Most of all, reconciliation does not happen by blaming the people who are honest about violence perpetrated on them, or by pressuring them to accept further violence to their boundaries by forced "forgiving and forgetting." 

Survivors are in no way required to forgive or reconcile. 

Reconciliation may happen when people who perpetrate violence and abuse are able to take responsibility for their actions.

But whether or not forgiveness or reconciliation are possible, it is still incumbent on those who perpetrate violence and abuse to take responsibility for what they have done. 

And that's really what so much of this comes down to.

Can you acknowledge what you've done?  Can you see what it's done to someone else?  Can you, if appropriate, make amends?

What can you do to bring about justice?  

Monday, November 14, 2011

Faith and Practice quote from Residential General Meeting

I attended my first Residential General Meeting for Scotland this weekend.  Our morning business session opened with this quote (23.46) from Britain Yearly Meeting's Faith and Practice.  It spoke deeply to me and to my condition:


I have been greatly exercised for some time by the image we like to present of ourselves (albeit with beating of breasts) as a white, middle-class, well-educated group of heterosexual people, preferably in stable marriages with children that behave in socially acceptable ways.
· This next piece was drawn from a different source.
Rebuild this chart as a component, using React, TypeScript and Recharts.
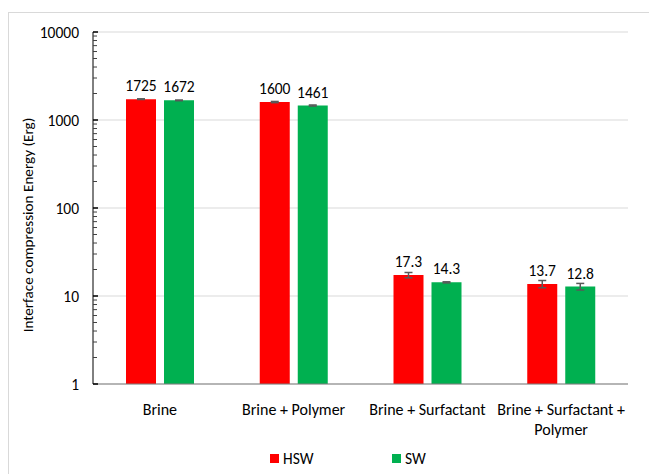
import { BarChart, Bar, XAxis, YAxis, CartesianGrid, ErrorBar, LabelList } from 'recharts';

const categories = ['Brine', 'Brine + Polymer', 'Brine + Surfactant', 'Brine + Surfactant + Polymer'];
const hswValues = [1725, 1600, 17.3, 13.7];
const swValues = [1672, 1461, 14.3, 12.8];
const hswErrors = [15, 25, 1.2, 1.3];
const swErrors = [15, 20, 0.2, 1.1];
const majorTicks = [1, 10, 100, 1000, 10000];
const minorTicks = [
  1, 2, 3, 4, 5, 6, 7, 8, 9,
  10, 20, 30, 40, 50, 60, 70, 80, 90,
  100, 200, 300, 400, 500, 600, 700, 800, 900,
  1000, 2000, 3000, 4000, 5000, 6000, 7000, 8000, 9000, 10000,
];

const data = categories.map((name, i) => ({
  name,
  HSW: hswValues[i],
  SW: swValues[i],
  hswErr: hswErrors[i],
  swErr: swErrors[i],
}));

const FONT = 'Carlito, Calibri, Lato, sans-serif';

const CategoryTick = (props: any) => {
  const { x, y, payload } = props;
  const text: string = payload.value;
  const lines = text === 'Brine + Surfactant + Polymer' ? ['Brine + Surfactant +', 'Polymer'] : [text];
  return (
    <text x={x} y={y + 31} textAnchor="middle" fontSize={16} fill="#000" fontFamily={FONT}>
      {lines.map((l, i) => (
        <tspan key={i} x={x} dy={i === 0 ? 0 : 20}>
          {l}
        </tspan>
      ))}
    </text>
  );
};

const MinorTick = (props: any) => {
  const { x, y, payload } = props;
  const major = majorTicks.includes(payload.value);
  return <line x1={x} x2={x + (major ? 5 : 4)} y1={y} y2={y} stroke={major ? '#000' : '#404040'} strokeWidth={major ? 1.5 : 1} />;
};

const LegendContent = () => (
  <div style={{ display: 'flex', height: 20, alignItems: 'center', fontFamily: FONT, fontSize: 15.5, color: '#000', paddingLeft: 270 }}>
    <span style={{ width: 9, height: 9, background: '#FF0000', display: 'inline-block', marginRight: 4 }} />
    <span style={{ width: 109 }}>HSW</span>
    <span style={{ width: 9, height: 9, background: '#00B050', display: 'inline-block', marginRight: 4 }} />
    <span>SW</span>
  </div>
);

export default function App() {
  return (
    <div style={{ position: 'absolute', left: 0, top: 0, width: 649, height: 474, background: '#fff' }}>
      <div style={{ position: 'absolute', left: 8, top: 12, right: 0, bottom: 0, borderLeft: '1px solid #D9D9D9', borderTop: '1px solid #D9D9D9' }} />
      <div style={{ position: 'absolute', left: 0, top: 0 }}>
        <BarChart
          width={649}
          height={474}
          data={data}
          margin={{ top: 32, right: 21, left: 0, bottom: 26 }}
          barGap={8}
          barSize={30}
          style={{ fontFamily: FONT }}
        >
          <CartesianGrid vertical={false} stroke="#D9D9D9" strokeWidth={1} />
          <XAxis
            dataKey="name"
            tick={<CategoryTick />}
            tickLine={false}
            tickSize={0}
            tickMargin={0}
            height={64}
            axisLine={{ stroke: '#7F7F7F' }}
            interval={0}
          />
          <XAxis xAxisId="top" orientation="top" dataKey="name" height={0} tick={false} tickLine={false} axisLine={{ stroke: '#000' }} />
          <YAxis
            scale="log"
            domain={[1, 10000]}
            ticks={majorTicks}
            allowDataOverflow
            width={93}
            tickLine={false}
            axisLine={{ stroke: '#000' }}
            tick={{ fontSize: 15.5, fill: '#000', fontFamily: FONT }}
            tickMargin={14}
            tickSize={0}
          />
          <YAxis
            yAxisId="minor"
            scale="log"
            domain={[1, 10000]}
            ticks={minorTicks}
            allowDataOverflow
            mirror
            width={10}
            tick={<MinorTick />}
            tickSize={0}
            tickMargin={0}
            tickLine={false}
            axisLine={false}
            interval={0}
          />
          <YAxis yAxisId="right" orientation="right" width={0} tick={false} tickLine={false} axisLine={{ stroke: '#595959' }} />
          <Bar dataKey="HSW" fill="#FF0000" isAnimationActive={false}>
            <ErrorBar dataKey="hswErr" width={4} stroke="#595959" strokeWidth={1.5} />
            <LabelList dataKey="HSW" position="top" offset={8} fontSize={15.5} fill="#000" fontFamily={FONT} />
          </Bar>
          <Bar dataKey="SW" fill="#00B050" isAnimationActive={false}>
            <ErrorBar dataKey="swErr" width={4} stroke="#595959" strokeWidth={1.5} />
            <LabelList dataKey="SW" position="top" offset={8} fontSize={15.5} fill="#000" fontFamily={FONT} />
          </Bar>
        </BarChart>
        <div
          style={{
            position: 'absolute',
            left: 28,
            top: 225,
            transform: 'translate(-50%, -50%) rotate(-90deg)',
            whiteSpace: 'nowrap',
            fontFamily: FONT,
            fontSize: 15.2,
            color: '#000',
          }}
        >
          Interface compression Energy (Erg)
        </div>
        <div style={{ position: 'absolute', left: 0, top: 448 }}>
          <LegendContent />
        </div>
      </div>
    </div>
  );
}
I do feel that this is a myth. The danger of such myths is that we exclude many potential Quakers who feel they cannot/do not live up to the image or who feel that such a group is not one with which they wish to be associated. Sadly, many of us within the Society who do not fit in feel marginalised and second-class.

Another effect is that many problems faced by a large proportion of people are seen as separate: people who are poor, facing oppression, living in poor housing, experiencing prejudice are the 'others'. This enables us to be very caring but distant (and sometimes patronising) and also makes it difficult to be conscious of prejudice behind some of the normally accepted assumptions of our society/Society, such as that people who are unemployed are a different group from those who have employment; that poor people are poor ... because they are not as bright or as able as the rest of us or because their limited homes did not give them the opportunities that a good Quaker home would have done; that children living in single-parent families are automatically deprived by that very fact.

Until we as a Religious Society begin to question our assumptions, until we look at the prejudices, often very deeply hidden, within our own Society, how are we going to be able to confront the inequalities within the wider society? We are very good at feeling bad about injustice, we put a lot of energy into sticking-plaster activity (which obviously has to be done), but we are not having any effect in challenging the causes of inequality and oppression. I do sometimes wonder if this is because we are not able to do this within and among ourselves.